Work to complete:
Your task is to write out only the lines running from the line with "Write a component" to the line with "import * as", both ends kept, with no images.

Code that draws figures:
* Begin *
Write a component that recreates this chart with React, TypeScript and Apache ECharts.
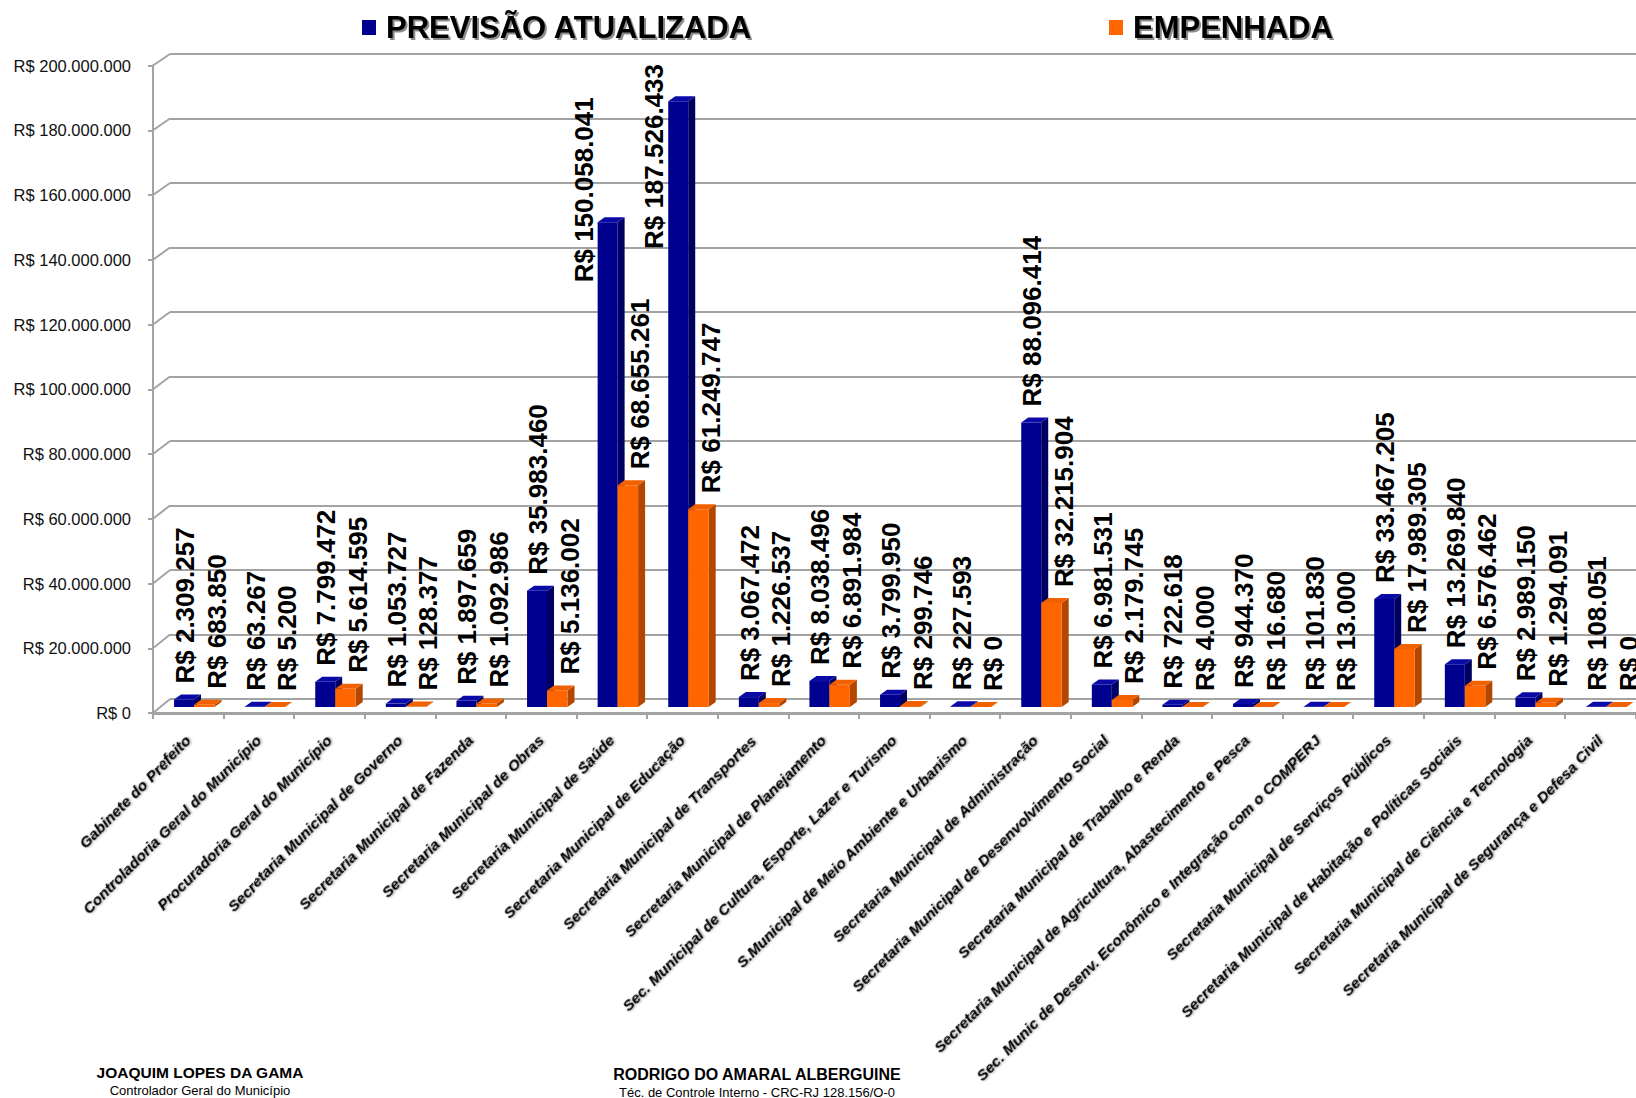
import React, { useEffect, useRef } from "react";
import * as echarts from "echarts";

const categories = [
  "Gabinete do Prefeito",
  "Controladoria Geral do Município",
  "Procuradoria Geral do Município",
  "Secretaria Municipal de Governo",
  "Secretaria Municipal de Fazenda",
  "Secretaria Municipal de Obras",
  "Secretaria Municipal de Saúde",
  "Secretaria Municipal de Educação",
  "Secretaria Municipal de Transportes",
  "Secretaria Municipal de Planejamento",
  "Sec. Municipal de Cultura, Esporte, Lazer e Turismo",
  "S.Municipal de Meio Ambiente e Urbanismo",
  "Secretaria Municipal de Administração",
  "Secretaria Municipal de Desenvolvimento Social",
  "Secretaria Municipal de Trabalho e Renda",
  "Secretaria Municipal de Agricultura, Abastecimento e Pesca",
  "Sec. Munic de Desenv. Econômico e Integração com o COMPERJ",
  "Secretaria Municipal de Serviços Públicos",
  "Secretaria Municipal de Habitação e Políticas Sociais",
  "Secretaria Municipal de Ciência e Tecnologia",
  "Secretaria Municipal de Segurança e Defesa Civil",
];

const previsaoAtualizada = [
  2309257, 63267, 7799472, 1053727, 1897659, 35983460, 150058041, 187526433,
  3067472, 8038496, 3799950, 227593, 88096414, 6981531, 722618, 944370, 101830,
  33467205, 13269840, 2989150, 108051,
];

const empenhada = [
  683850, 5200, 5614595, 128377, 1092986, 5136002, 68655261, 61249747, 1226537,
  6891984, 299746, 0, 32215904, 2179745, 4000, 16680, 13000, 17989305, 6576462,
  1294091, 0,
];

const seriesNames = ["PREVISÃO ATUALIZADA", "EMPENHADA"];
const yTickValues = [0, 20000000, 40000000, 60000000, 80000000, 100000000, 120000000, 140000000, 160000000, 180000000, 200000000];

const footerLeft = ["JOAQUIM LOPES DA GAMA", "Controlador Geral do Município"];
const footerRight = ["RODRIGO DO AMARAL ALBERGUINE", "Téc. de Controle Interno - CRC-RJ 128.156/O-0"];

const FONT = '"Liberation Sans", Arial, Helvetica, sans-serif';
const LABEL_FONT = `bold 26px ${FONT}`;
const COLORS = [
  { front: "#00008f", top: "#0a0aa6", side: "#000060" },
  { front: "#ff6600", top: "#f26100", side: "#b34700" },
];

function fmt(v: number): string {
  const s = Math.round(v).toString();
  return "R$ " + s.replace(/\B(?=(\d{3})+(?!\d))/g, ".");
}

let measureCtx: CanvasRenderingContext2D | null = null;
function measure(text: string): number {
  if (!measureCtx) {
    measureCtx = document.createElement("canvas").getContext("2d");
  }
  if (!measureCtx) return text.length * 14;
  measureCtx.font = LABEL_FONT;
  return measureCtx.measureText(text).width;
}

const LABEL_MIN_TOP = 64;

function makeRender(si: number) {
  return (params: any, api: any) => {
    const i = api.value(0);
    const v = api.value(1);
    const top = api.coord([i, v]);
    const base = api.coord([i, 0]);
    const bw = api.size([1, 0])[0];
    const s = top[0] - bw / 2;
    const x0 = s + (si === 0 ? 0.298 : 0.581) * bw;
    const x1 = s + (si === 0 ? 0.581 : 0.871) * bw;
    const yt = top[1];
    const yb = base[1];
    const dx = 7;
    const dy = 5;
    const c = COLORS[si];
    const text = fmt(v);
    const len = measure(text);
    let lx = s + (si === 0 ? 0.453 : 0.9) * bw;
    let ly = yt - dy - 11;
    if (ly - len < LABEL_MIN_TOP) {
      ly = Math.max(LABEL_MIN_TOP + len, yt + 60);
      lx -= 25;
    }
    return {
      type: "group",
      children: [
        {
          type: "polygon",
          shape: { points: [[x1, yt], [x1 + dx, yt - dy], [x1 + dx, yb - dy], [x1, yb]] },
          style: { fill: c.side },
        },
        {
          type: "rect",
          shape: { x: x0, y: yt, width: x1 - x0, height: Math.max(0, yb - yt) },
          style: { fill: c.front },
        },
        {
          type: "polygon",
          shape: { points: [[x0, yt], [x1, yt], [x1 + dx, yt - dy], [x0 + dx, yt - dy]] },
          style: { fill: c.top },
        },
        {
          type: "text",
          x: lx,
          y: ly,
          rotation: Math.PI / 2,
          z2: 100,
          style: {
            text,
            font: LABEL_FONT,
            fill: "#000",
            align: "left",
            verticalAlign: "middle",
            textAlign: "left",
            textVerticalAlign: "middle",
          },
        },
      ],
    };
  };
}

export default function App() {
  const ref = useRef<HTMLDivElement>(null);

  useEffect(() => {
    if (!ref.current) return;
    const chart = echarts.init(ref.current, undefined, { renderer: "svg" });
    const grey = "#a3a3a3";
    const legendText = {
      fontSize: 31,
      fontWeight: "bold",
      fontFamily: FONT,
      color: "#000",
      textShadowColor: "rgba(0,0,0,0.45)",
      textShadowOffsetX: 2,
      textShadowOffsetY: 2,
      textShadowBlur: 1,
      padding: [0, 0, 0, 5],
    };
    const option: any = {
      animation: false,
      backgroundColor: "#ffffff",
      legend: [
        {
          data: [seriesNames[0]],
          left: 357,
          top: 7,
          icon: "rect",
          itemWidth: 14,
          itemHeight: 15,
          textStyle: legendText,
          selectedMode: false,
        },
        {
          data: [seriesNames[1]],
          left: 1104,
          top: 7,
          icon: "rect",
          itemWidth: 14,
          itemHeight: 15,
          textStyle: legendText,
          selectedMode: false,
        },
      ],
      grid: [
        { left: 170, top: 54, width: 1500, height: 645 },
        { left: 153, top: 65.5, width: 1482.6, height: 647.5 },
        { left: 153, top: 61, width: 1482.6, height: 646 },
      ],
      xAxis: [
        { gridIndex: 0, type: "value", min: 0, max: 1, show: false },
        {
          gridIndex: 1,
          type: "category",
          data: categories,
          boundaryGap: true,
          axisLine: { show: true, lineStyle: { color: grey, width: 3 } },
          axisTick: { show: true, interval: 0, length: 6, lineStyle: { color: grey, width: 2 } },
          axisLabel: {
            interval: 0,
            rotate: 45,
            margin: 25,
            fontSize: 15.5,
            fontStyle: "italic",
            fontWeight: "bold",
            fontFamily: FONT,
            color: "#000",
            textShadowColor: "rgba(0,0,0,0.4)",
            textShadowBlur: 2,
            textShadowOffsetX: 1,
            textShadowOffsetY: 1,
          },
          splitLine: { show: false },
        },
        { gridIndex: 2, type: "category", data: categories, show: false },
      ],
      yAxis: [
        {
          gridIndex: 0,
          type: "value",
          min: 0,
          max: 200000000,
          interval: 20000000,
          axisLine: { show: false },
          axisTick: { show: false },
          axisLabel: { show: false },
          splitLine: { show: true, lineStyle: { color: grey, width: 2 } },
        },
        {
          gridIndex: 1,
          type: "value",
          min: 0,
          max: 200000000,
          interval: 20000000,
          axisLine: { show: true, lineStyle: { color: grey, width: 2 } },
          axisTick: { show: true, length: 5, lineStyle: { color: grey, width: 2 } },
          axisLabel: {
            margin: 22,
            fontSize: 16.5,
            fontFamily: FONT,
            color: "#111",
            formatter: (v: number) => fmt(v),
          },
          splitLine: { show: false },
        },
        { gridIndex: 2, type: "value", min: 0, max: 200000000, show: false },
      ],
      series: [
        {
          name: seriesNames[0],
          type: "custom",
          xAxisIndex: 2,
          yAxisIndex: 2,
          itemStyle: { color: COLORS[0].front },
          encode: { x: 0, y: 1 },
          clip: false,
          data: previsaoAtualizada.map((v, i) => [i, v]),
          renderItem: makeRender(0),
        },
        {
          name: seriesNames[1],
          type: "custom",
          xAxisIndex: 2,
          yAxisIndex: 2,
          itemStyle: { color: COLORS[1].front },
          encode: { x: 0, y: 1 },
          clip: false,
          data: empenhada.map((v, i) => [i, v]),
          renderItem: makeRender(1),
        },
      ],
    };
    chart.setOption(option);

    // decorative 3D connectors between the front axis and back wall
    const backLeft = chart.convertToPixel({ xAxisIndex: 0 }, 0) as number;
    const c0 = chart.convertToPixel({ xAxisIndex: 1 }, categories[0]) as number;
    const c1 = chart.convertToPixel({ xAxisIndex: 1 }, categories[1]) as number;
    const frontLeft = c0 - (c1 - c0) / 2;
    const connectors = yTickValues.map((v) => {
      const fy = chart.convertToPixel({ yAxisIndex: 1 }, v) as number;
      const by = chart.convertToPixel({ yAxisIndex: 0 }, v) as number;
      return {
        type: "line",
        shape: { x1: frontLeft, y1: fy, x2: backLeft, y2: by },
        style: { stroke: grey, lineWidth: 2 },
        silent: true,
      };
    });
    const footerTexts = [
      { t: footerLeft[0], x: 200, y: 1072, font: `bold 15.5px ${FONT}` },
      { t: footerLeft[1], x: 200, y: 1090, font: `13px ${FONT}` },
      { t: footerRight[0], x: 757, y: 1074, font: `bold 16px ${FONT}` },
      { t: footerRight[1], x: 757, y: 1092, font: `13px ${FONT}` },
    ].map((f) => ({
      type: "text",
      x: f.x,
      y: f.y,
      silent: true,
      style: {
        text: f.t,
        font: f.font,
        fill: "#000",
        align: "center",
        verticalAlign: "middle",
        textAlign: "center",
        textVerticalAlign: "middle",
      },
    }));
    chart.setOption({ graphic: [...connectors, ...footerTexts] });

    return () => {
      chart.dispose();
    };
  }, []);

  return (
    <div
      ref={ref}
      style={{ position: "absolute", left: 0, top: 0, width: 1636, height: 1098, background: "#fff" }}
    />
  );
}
* End *
* Begin *
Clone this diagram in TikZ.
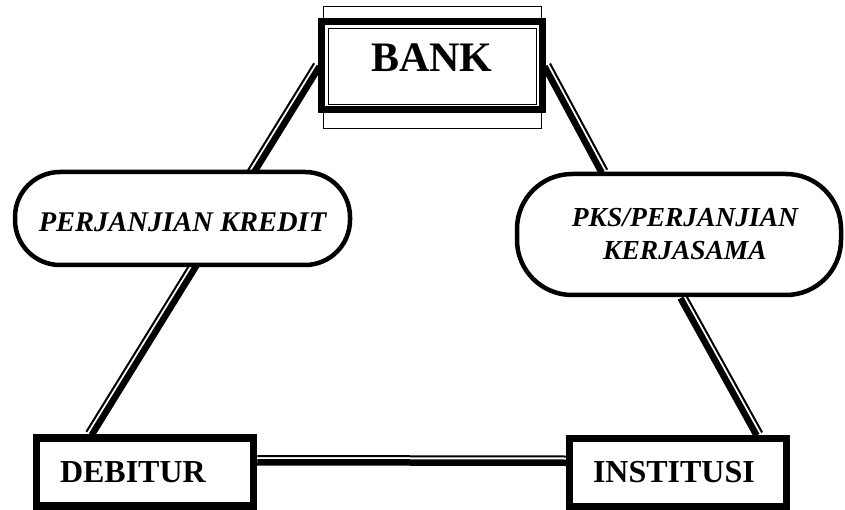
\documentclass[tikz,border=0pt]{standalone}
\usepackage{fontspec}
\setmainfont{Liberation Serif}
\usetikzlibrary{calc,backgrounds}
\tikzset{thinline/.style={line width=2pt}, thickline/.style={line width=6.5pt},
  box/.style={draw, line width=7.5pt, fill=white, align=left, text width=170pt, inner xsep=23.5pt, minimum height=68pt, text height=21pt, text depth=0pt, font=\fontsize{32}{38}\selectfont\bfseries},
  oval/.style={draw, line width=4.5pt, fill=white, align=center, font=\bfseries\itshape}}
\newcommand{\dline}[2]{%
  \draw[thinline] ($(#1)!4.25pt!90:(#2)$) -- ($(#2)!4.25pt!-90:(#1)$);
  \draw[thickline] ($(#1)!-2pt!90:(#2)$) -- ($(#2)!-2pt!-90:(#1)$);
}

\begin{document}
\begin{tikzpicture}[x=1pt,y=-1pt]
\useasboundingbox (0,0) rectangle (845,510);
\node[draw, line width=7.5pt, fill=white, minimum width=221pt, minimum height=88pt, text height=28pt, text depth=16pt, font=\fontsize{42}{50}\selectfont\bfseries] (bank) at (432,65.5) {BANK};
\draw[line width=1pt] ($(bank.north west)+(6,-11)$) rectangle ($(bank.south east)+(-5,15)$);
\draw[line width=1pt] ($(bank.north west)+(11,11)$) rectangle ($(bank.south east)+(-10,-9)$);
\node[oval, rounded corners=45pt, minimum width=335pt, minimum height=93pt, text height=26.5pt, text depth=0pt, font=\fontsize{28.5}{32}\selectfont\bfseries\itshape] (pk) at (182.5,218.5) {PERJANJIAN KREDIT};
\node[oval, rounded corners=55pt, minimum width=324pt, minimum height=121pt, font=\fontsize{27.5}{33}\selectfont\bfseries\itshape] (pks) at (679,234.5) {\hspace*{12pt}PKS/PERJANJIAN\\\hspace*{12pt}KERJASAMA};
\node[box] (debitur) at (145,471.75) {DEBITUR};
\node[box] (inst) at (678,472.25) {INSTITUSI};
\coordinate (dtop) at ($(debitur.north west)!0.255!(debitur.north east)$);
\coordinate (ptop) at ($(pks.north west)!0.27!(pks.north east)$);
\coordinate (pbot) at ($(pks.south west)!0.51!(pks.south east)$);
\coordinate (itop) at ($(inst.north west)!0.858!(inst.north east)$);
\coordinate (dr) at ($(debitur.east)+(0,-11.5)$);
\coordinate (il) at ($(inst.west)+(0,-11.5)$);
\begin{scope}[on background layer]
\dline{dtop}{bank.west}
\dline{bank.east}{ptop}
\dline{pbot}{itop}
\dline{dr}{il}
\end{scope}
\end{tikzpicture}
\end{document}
* End *
Full solution:
Write a component that recreates this chart with React, TypeScript and Apache ECharts.
import React, { useEffect, useRef } from "react";
import * as echarts from "echarts";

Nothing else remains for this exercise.